Markets move for thousands of reasons that never make headlines.
Massive index funds rebalancing portfolios. Hedge funds getting margin calls and liquidating positions. Pension funds deploying billions on predetermined schedules. Trading algorithms triggering cascading orders. Options expiration mechanics distorting stock prices.
None of these make sexy headlines. But they move markets. Today, with so much fake news and misinformation, you can never know the real reasons behind events.
That's why I don't have a TV and rarely watch or read the news. It feels like everyone lies.
The market just popped 7% in just a few minutes on a complete rumor of a 90 day pause in tariffs which apparently started on X. Then crashed just as fast when White House said it's "fake news"... Interesting... pic.twitter.com/cQw3ngTc4s
— Dan Elton (@moreisdifferent) April 7, 2025
Unless you're sitting at a trading desk with institutional-grade infrastructure and proper research, stop trying to outsmart every market move.
Investing isn't about reacting to headlines. It's about methodically allocating capital toward long-term goals while everyone else is distracted by noise.
Investing is a long-term game. Think years and decades.
Investing is About Psychology More Than Numbers
Unless you're a professional investor, read some books about behavioral finance. Understand the driving forces behind your decisions.
Your biggest investment risk isn't inflation, interest rates, or recessions. It's you. Your fear. Your greed. Your FOMO when your neighbor's crypto goes 10x.
How do you fight your worst instincts? Build systems that protect you from yourself.
Create rules before you need them. When you think clearly, decide what would make you buy or sell.
Keep an investment journal. Write down what you're buying or selling, why, and how you feel. You'll be shocked at the patterns that emerge.
Build in cooling-off periods. Give yourself 48 hours for any significant investment decision. The best decisions rarely happen in moments of peak emotion.
Find someone who can give you honest opinions. Whether a friend or professional adviser, you need someone who can say, "You're not thinking clearly right now."

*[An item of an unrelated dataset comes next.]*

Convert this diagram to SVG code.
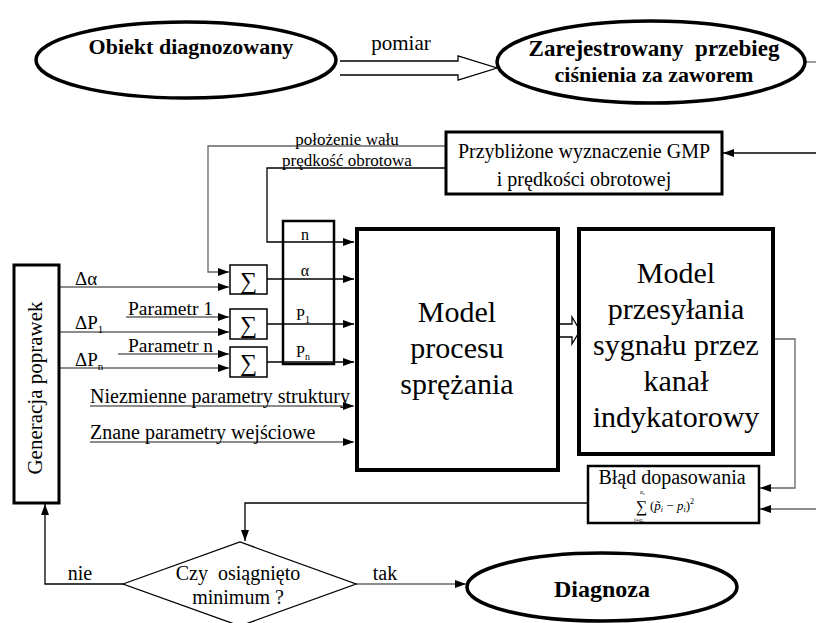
<svg xmlns="http://www.w3.org/2000/svg" width="816" height="623" viewBox="0 0 816 623">
<style>
text{font-family:"Liberation Serif","DejaVu Serif",serif;fill:#000}
.b{font-weight:bold;font-size:22px}
.s{font-size:20px}
.m{font-size:30px}
.sm{font-size:17px}
.thick{fill:#fff;stroke:#000;stroke-width:4}
.med{fill:#fff;stroke:#000;stroke-width:3}
.thin{fill:#fff;stroke:#000;stroke-width:1.5}
.ell{fill:#fff;stroke:#000;stroke-width:3.5}
.cb{fill:none;stroke:#000;stroke-width:1.3}
.cg{fill:none;stroke:#666;stroke-width:1.3}
</style>
<defs>
<marker id="ah" markerWidth="11" markerHeight="8" refX="11" refY="4" orient="auto" markerUnits="userSpaceOnUse"><path d="M0,0 L11,4 L0,8 Z" fill="#000"/></marker>
</defs>

<g id="connectors">
<path class="cb" d="M340,61 H458 V56 L497,68 L458,80 V75 H340" fill="#fff"/>
<path class="cg" d="M805,62 H816"/>
<path class="cb" d="M816,153 H723" marker-end="url(#ah)"/>
<path class="cg" d="M445,146 H208 V272 H229" marker-end="url(#ah)"/>
<path class="cb" d="M445,168 H267 V242 H354" marker-end="url(#ah)"/>
<path class="cg" d="M59,287 H229" marker-end="url(#ah)"/>
<path class="cg" d="M126,317 H229" marker-end="url(#ah)"/>
<path class="cg" d="M59,332 H229" marker-end="url(#ah)"/>
<path class="cg" d="M118,354 H229" marker-end="url(#ah)"/>
<path class="cg" d="M59,368 H229" marker-end="url(#ah)"/>
<path class="cb" d="M267,279 H354" marker-end="url(#ah)"/>
<path class="cb" d="M267,324 H354" marker-end="url(#ah)"/>
<path class="cb" d="M267,362 H354" marker-end="url(#ah)"/>
<path class="cg" d="M90,406 H354" marker-end="url(#ah)"/>
<path class="cg" d="M90,442 H354" marker-end="url(#ah)"/>
<path class="cb" d="M559,324 H572 V317 L580,330.5 L572,344 V337 H559" fill="#fff"/>
<path class="cg" d="M775,339 H795 V488 H760" marker-end="url(#ah)"/>
<path class="cg" d="M816,509 H760" marker-end="url(#ah)"/>
<path class="cb" d="M587,503 H245 V541" marker-end="url(#ah)"/>
<path class="cb" d="M123,584 H45 V504" marker-end="url(#ah)"/>
<path class="cg" d="M356,584 H466" marker-end="url(#ah)"/>
<text x="401" y="50" font-size="21" text-anchor="middle">pomiar</text>
<text class="sm" x="347" y="145" text-anchor="middle">położenie wału</text>
<text class="sm" x="347" y="166" text-anchor="middle">prędkość obrotowa</text>
<text x="75" y="285" font-size="19">Δα</text>
<text x="75" y="329" font-size="19">ΔP<tspan font-size="11" dy="4">1</tspan></text>
<text x="75" y="366" font-size="19">ΔP<tspan font-size="11" dy="4">n</tspan></text>
<text x="128" y="315" font-size="19.5">Parametr 1</text>
<text x="128" y="352" font-size="19.5">Parametr n</text>
<text class="s" x="90" y="403">Niezmienne parametry struktury</text>
<text class="s" x="90" y="439">Znane parametry wejściowe</text>
<text class="s" x="80" y="580" text-anchor="middle">nie</text>
<text class="s" x="385" y="580" text-anchor="middle">tak</text>
</g>

<g id="obiekt">
<ellipse class="ell" cx="186" cy="60" rx="150" ry="38"/>
<text class="b" x="191" y="54" text-anchor="middle">Obiekt diagnozowany</text>
</g>

<g id="zarejestrowany">
<ellipse class="ell" cx="651" cy="62" rx="154" ry="41"/>
<text x="654" y="56" font-size="23" font-weight="bold" text-anchor="middle">Zarejestrowany&#160; przebieg</text>
<text class="b" x="654" y="82" text-anchor="middle">ciśnienia za zaworem</text>
</g>

<g id="gmp">
<rect class="med" x="446" y="132" width="276" height="62"/>
<text class="s" x="584" y="158" text-anchor="middle">Przybliżone wyznaczenie GMP</text>
<text class="s" x="584" y="186" text-anchor="middle">i prędkości obrotowej</text>
</g>

<g id="generacja">
<rect class="med" x="14" y="265" width="45" height="238"/>
<text font-size="21" x="0" y="0" text-anchor="middle" transform="translate(42,388) rotate(-90)">Generacja poprawek</text>
</g>

<g id="sum1">
<rect class="thin" x="230" y="265" width="37" height="29"/>
<text x="248.5" y="289" font-size="24" text-anchor="middle">∑</text>
</g>
<g id="sum2">
<rect class="thin" x="230" y="309" width="37" height="30"/>
<text x="248.5" y="333" font-size="24" text-anchor="middle">∑</text>
</g>
<g id="sum3">
<rect class="thin" x="230" y="347" width="37" height="30"/>
<text x="248.5" y="371" font-size="24" text-anchor="middle">∑</text>
</g>

<g id="params">
<rect x="283" y="221" width="51" height="143" fill="none" stroke="#000" stroke-width="2.5"/>
<text x="305" y="240" font-size="16" text-anchor="middle">n</text>
<text x="305" y="276" font-size="16" text-anchor="middle">α</text>
<text x="303" y="320" font-size="16" text-anchor="middle">P<tspan font-size="10" dy="3">1</tspan></text>
<text x="303" y="357" font-size="16" text-anchor="middle">P<tspan font-size="10" dy="3">n</tspan></text>
</g>

<g id="model-procesu">
<rect class="thick" x="357" y="229" width="201" height="241"/>
<text class="m" x="457" y="322" text-anchor="middle">Model</text>
<text class="m" x="457" y="358" text-anchor="middle">procesu</text>
<text class="m" x="457" y="394" text-anchor="middle">sprężania</text>
</g>

<g id="model-przesylania">
<rect class="thick" x="579" y="229" width="194" height="225"/>
<text class="m" x="676" y="283" text-anchor="middle">Model</text>
<text class="m" x="676" y="319" text-anchor="middle">przesyłania</text>
<text class="m" x="676" y="355" text-anchor="middle">sygnału przez</text>
<text class="m" x="676" y="391" text-anchor="middle">kanał</text>
<text class="m" x="676" y="427" text-anchor="middle">indykatorowy</text>
</g>

<g id="blad">
<rect x="588" y="466" width="171" height="57" fill="#fff" stroke="#000" stroke-width="2.5"/>
<text class="s" x="672" y="484" text-anchor="middle">Błąd dopasowania</text>
<text x="636" y="512" font-size="16">∑</text>
<text x="640" y="494" font-size="5.5" font-style="italic">α<tspan font-size="4" dy="1">z</tspan></text>
<text x="634" y="521.5" font-size="5.5" font-style="italic">i=α<tspan font-size="4" dy="1">p</tspan></text>
<text x="650" y="510" font-size="13">(<tspan font-style="italic">p̃</tspan><tspan font-size="8" dy="2" font-style="italic">i</tspan><tspan dy="-2"> − </tspan><tspan font-style="italic">p</tspan><tspan font-size="8" dy="2" font-style="italic">i</tspan><tspan dy="-2">)</tspan><tspan font-size="8" dy="-6">2</tspan></text>
</g>

<g id="decyzja">
<polygon points="123,584 240,542 356,584 240,626" fill="#fff" stroke="#000" stroke-width="1.3"/>
<text class="s" x="238" y="580" text-anchor="middle">Czy&#160; osiągnięto</text>
<text class="s" x="238" y="604" text-anchor="middle">minimum ?</text>
</g>

<g id="diagnoza">
<ellipse class="ell" cx="602" cy="587" rx="135" ry="34"/>
<text x="602" y="597" font-size="24" font-weight="bold" text-anchor="middle">Diagnoza</text>
</g>
</svg>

Read Morgan Housel's "The Psychology of Money" or Daniel Kahneman's "Thinking, Fast and Slow."
Know Your Investor Archetype
Like a role-playing game, knowing your character archetype helps you navigate the quest better. After years working with wealthy clients, I've noticed distinct investor types.
The Operator-Turned-Investor
You built and sold a business. You want to stay active, so now you're investing that capital. You bring real operational expertise but might struggle with passive investing. Your risk tolerance is high. You might go all-in on higher-risk investments you don't fully understand. This is the danger zone. Public markets work differently from business.
What to do: Hire a financial adviser or wealth manager. Allocate most assets to a long-term diversified portfolio. Put aside some capital to play with. Invest in startups or private companies—spaces you understand. Mentor founders. It's satisfying.
The Capital Preserver
You're focused on not losing what you've built or inherited. Often second or third-generation wealth that's seen what can go wrong. But can also be first generation who decided to change direction.
Similar advice: Find a financial adviser who can create a long-term portfolio. Focus on things you enjoy.
The Allocator
This is institutionalized private wealth—a family office. You need at least $250M+ in assets. Hire a professional investment team. Run it as a business where costs must be covered and significant returns generated.
The Moonshot Maximalist
You're comfortable putting money into high-risk, high-reward opportunities. You know most will fail. You're hunting for asymmetric returns that change everything. This is the rare type.
Elon Musk is a good example.
In 2002, he sold PayPal to eBay and made $180M. Musk allocated $100M to SpaceX and $70M to Tesla, leaving minimal liquidity. By 2008, only $40M remained.
Both companies nearly failed simultaneously in 2008. SpaceX's third Falcon 1 rocket failure threatened closure. Tesla faced bankruptcy two days before Christmas. Musk was "more than broke"—in debt.
Then luck turned. NASA awarded SpaceX a $1.6B contract. Tesla's 2009 Daimler investment and 2010 IPO marked the turnaround.
Today, Elon Musk's net worth is about $350 billion.
Philosophy Before Tactics
After years doing this, I've learned most people don't have an investment philosophy. They have a collection of reactions to market events. They chase returns. They follow trends. They buy high and sell low repeatedly.
If you've run a business, you know the importance of a business plan and strategy. An investment plan is the same.
But you're different. You're building wealth intentionally. That starts with clear thinking about why you're investing.
Your investment philosophy isn't just about making money. It's about aligning capital with your values, goals, and the life you want. It's about creating a framework that lets you act decisively when everyone else is frozen with fear or drunk on greed.
Know your why. Protect your downside. Play your own game.
You don't need to be the smartest person in the market. You must stay in the game long enough to let compounding work its magic.
Remember: Survive first. Thrive later.